In chapter 7, there will be a discussion of Martin Luther and Barth regarding Christology in regard to anhypostasis and enhypostasis. I will explicate the extent to which Barth integrates and expands Luther’s theses—“Jesus was born a Jew” and Jesus Christ as “the mirror of the fatherly heart of God”—into his inclusive understanding of anhypostasis and enhypostasis Christology. At this point I attend to Barth’s Christology, admiring its mediating position between the Lutheran est and the Reformed however. In it, a Lutheran dimension is not excluded, but included, in Barthian thought.

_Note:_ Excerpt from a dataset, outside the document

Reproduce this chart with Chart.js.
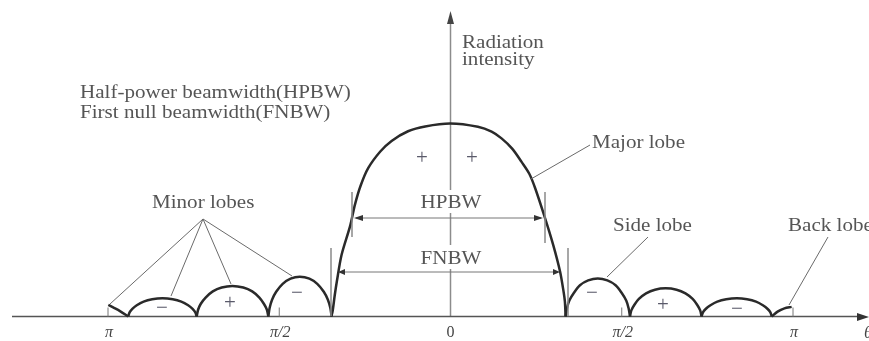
<!DOCTYPE html>
<html>
<head>
<meta charset="utf-8">
<script src="https://cdn.jsdelivr.net/npm/chart.js@4.4.1/dist/chart.umd.min.js"></script>
<style>
  html, body { margin: 0; padding: 0; background: #fff; }
</style>
</head>
<body>
<canvas id="patternChart" width="869" height="341"></canvas>
<script>
// angle in units of pi, radiation intensity relative to the main lobe peak
const mainLobe = [[-0.348, 0], [-0.344, 0.03], [-0.338, 0.11], [-0.332, 0.18], [-0.318, 0.32], [-0.293, 0.47],
    [-0.279, 0.58], [-0.262, 0.68], [-0.240, 0.77], [-0.205, 0.855], [-0.172, 0.91], [-0.124, 0.96],
    [-0.074, 0.985], [0, 1], [0.080, 0.983], [0.120, 0.958], [0.149, 0.923], [0.180, 0.87], [0.208, 0.80],
    [0.230, 0.74], [0.247, 0.666], [0.276, 0.51], [0.300, 0.37], [0.320, 0.232], [0.330, 0.13],
    [0.334, 0.077], [0.336, 0]];

const backLobeLeft = [[-0.999, 0.06], [-0.985, 0.047], [-0.965, 0.028], [-0.941, 0]];
const minorLeft1 = [[-0.941, 0], [-0.937, 0.021], [-0.929, 0.039], [-0.916, 0.058], [-0.896, 0.077], [-0.871, 0.089],
    [-0.841, 0.094], [-0.811, 0.089], [-0.786, 0.077], [-0.766, 0.058], [-0.753, 0.039], [-0.745, 0.021], [-0.741, 0]];
const minorLeft2 = [[-0.741, 0], [-0.737, 0.035], [-0.729, 0.066], [-0.715, 0.098], [-0.694, 0.130], [-0.668, 0.150],
    [-0.637, 0.158], [-0.605, 0.150], [-0.579, 0.130], [-0.558, 0.098], [-0.545, 0.066], [-0.536, 0.035], [-0.532, 0]];
const minorLeft3 = [[-0.532, 0], [-0.528, 0.045], [-0.521, 0.087], [-0.509, 0.128], [-0.490, 0.169], [-0.467, 0.196],
    [-0.440, 0.206], [-0.412, 0.196], [-0.389, 0.169], [-0.370, 0.128], [-0.358, 0.087], [-0.351, 0.045], [-0.347, 0]];

const sideLobe = [[0.336, 0], [0.340, 0.043], [0.347, 0.083], [0.360, 0.122], [0.378, 0.162], [0.402, 0.187],
    [0.430, 0.197], [0.458, 0.187], [0.482, 0.162], [0.500, 0.122], [0.513, 0.083], [0.520, 0.043], [0.524, 0]];
const minorRight2 = [[0.524, 0], [0.528, 0.032], [0.537, 0.061], [0.550, 0.091], [0.571, 0.120], [0.597, 0.139],
    [0.628, 0.146], [0.660, 0.139], [0.686, 0.120], [0.707, 0.091], [0.720, 0.061], [0.729, 0.032], [0.733, 0]];
const minorRight3 = [[0.733, 0], [0.737, 0.021], [0.745, 0.039], [0.759, 0.058], [0.779, 0.077], [0.805, 0.089],
    [0.836, 0.094], [0.866, 0.089], [0.892, 0.077], [0.912, 0.058], [0.926, 0.039], [0.934, 0.021], [0.938, 0]];
const backLobeRight = [[0.938, 0], [0.955, 0.025], [0.975, 0.042], [0.996, 0.05]];

const tickValues = [-1, -0.5, 0, 0.5, 1];
const tickLabels = ['π', 'π/2', '0', 'π/2', 'π'];

const lobes = [backLobeLeft, minorLeft1, minorLeft2, minorLeft3, mainLobe, sideLobe, minorRight2, minorRight3, backLobeRight];

const SERIF = '"Liberation Serif", "DejaVu Serif", serif';
const TEXT = '#555';

function stretchText(ctx, text, x, y, size, align) {
    ctx.save();
    ctx.font = size + 'px ' + SERIF;
    ctx.textAlign = align || 'left';
    ctx.textBaseline = 'alphabetic';
    ctx.translate(x, y);
    ctx.scale(1.17, 1);
    ctx.fillText(text, 0, 0);
    ctx.restore();
}

function line(ctx, x1, y1, x2, y2) {
    ctx.beginPath();
    ctx.moveTo(x1, y1);
    ctx.lineTo(x2, y2);
    ctx.stroke();
}

// filled arrow head, tip at (x, y), dx/dy is the pointing direction
function arrowHead(ctx, x, y, dx, dy, len, half) {
    ctx.beginPath();
    ctx.moveTo(x, y);
    ctx.lineTo(x - dx * len - dy * half, y - dy * len + dx * half);
    ctx.lineTo(x - dx * len + dy * half, y - dy * len - dx * half);
    ctx.closePath();
    ctx.fill();
}

const overlay = {
    id: 'overlay',
    beforeDatasetsDraw(chart) {
        const ctx = chart.ctx;
        const xs = chart.scales.x, ys = chart.scales.y;
        const y0 = ys.getPixelForValue(0);
        const x0 = xs.getPixelForValue(0);
        ctx.save();

        // vertical axis
        ctx.strokeStyle = '#8c8c8c';
        ctx.lineWidth = 1.5;
        line(ctx, x0, y0, x0, ys.top + 8);
        ctx.fillStyle = '#444';
        arrowHead(ctx, x0, ys.top - 1, 0, -1, 13, 3.5);

        // horizontal axis
        ctx.strokeStyle = '#555';
        ctx.lineWidth = 1.5;
        line(ctx, xs.left, y0, xs.right - 4, y0);
        ctx.fillStyle = '#333';
        arrowHead(ctx, xs.right + 4, y0 + 0.5, 1, 0, 12, 4);

        // ticks and labels
        ctx.strokeStyle = '#777';
        ctx.lineWidth = 1;
        ctx.fillStyle = '#444';
        tickValues.forEach((v, i) => {
            const px = xs.getPixelForValue(v);
            if (v !== 0) line(ctx, px, y0, px, y0 - 9);
            ctx.font = (v === 0 ? '' : 'italic ') + '16px ' + SERIF;
            ctx.textAlign = 'center';
            ctx.textBaseline = 'middle';
            ctx.fillText(tickLabels[i], px + (v === 0 ? 0 : 1), y0 + 16);
        });
        ctx.font = 'italic 17px ' + SERIF;
        ctx.textAlign = 'left';
        ctx.fillText('θ', xs.right - 1, y0 + 17);
        ctx.restore();
    },
    afterDatasetsDraw(chart) {
        const ctx = chart.ctx;
        ctx.save();

        // gaps in the vertical axis behind the width labels
        ctx.fillStyle = '#fff';
        ctx.fillRect(420, 190, 62, 23);
        ctx.fillRect(420, 245, 62, 24);

        // HPBW / FNBW markers
        ctx.strokeStyle = '#8a8a8a';
        ctx.lineWidth = 1.5;
        line(ctx, 352, 192, 352, 237);
        line(ctx, 545, 192, 545, 243);
        line(ctx, 331, 248, 331, 316);
        line(ctx, 568, 248, 568, 316);
        ctx.strokeStyle = '#777';
        ctx.lineWidth = 1;
        line(ctx, 356, 218, 541, 218);
        line(ctx, 340, 272, 558, 272);
        ctx.fillStyle = '#333';
        arrowHead(ctx, 354, 218, -1, 0, 9, 3);
        arrowHead(ctx, 543, 218, 1, 0, 9, 3);
        arrowHead(ctx, 338, 272, -1, 0, 7, 3);
        arrowHead(ctx, 560, 272, 1, 0, 7, 3);

        // leader lines
        ctx.strokeStyle = '#6a6a6a';
        ctx.lineWidth = 1;
        line(ctx, 531, 179, 590, 145);
        [[110, 304], [171, 296], [231, 284], [292, 276]].forEach(p => line(ctx, 203, 219, p[0], p[1]));
        line(ctx, 648, 237, 607, 277);
        line(ctx, 828, 237, 789, 305);

        // text
        ctx.fillStyle = TEXT;
        stretchText(ctx, 'Half-power beamwidth(HPBW)', 80, 98, 18);
        stretchText(ctx, 'First null beamwidth(FNBW)', 80, 118, 18);
        stretchText(ctx, 'Radiation', 462, 48, 18);
        stretchText(ctx, 'intensity', 462, 65, 18);
        stretchText(ctx, 'Major lobe', 592, 148, 18);
        stretchText(ctx, 'HPBW', 451, 208, 18, 'center');
        stretchText(ctx, 'FNBW', 451, 264, 18, 'center');
        stretchText(ctx, 'Minor lobes', 152, 208, 18);
        stretchText(ctx, 'Side lobe', 613, 231, 18);
        stretchText(ctx, 'Back lobe', 788, 231, 18);

        // signs of the lobes
        ctx.fillStyle = '#5a5a6a';
        ctx.font = '21px ' + SERIF;
        ctx.textAlign = 'center';
        ctx.textBaseline = 'middle';
        [[422, 158, '+'], [472, 158, '+'], [162, 308, '−'], [230, 303, '+'], [297, 293, '−'],
         [592, 293, '−'], [663, 305, '+'], [737, 309, '−']].forEach(s => ctx.fillText(s[2], s[0], s[1]));
        ctx.restore();
    }
};

new Chart(document.getElementById('patternChart').getContext('2d'), {
    type: 'scatter',
    data: {
        datasets: lobes.map(pts => ({
            data: pts.map(p => ({ x: p[0], y: p[1] })),
            showLine: true,
            borderColor: '#2a2a2a',
            borderWidth: 2.5,
            pointRadius: 0,
            tension: 0.3,
            clip: false
        }))
    },
    options: {
        responsive: false,
        animation: false,
        devicePixelRatio: 1,
        layout: { padding: { left: 12, right: 4, top: 12, bottom: 24.5 } },
        plugins: {
            legend: { display: false },
            tooltip: { enabled: false }
        },
        scales: {
            x: { type: 'linear', display: false, min: -1.2803, max: 1.2102 },
            y: { type: 'linear', display: false, min: 0, max: 1.578 }
        }
    },
    plugins: [overlay]
});
</script>
</body>
</html>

In chapter 8, I will deal with Barth’s doctrine of election in the Church Dogmatics. In scrutinizing Barth’s doctrine of Israel, I will compare Barth’s positive assertions of Israel to his critics’ analyses. In a discussion of Barth’s theology of Israel and reconciliation, it is important to evaluate Barth’s legacy after the Shoah in a positive way. In chapter 9, there will be a study of Barth’s analysis of alienation and reification. Thus the liberative dimension of Barth’s theology will be scrutinized. Attention will be given to Barth’s view of democracy and socialism. In conclusion, I will discuss Barth’s unfinished project about the mystery of God and religious pluralism. The ecumenical and global relevance of Barth will be brought to the fore in a discussion of his ecumenical legacy, the theocentric direction of his theology, and his contribution toward a Christian perspective on religious pluralism. At this juncture my focus is given to Barth’s world-affirming theology in relation to religious pluralism from the perspective of Pure Land Buddhism in reference to Takizawa and Asian minjung theology.
1. Barth, Evangelical Theology, 164–65. Cf. CD I/2, § 64.2. “The Dogmatic Method.”
2. Jüngel, Karl Barth: A Theological Legacy, 54.
3. Balthasar, Theology of Karl Barth, 79–80.
4. Torrance, Karl Barth: Early Theology, 1910–1931, 134. Cf. Barth, How I Changed My Mind, 42–44.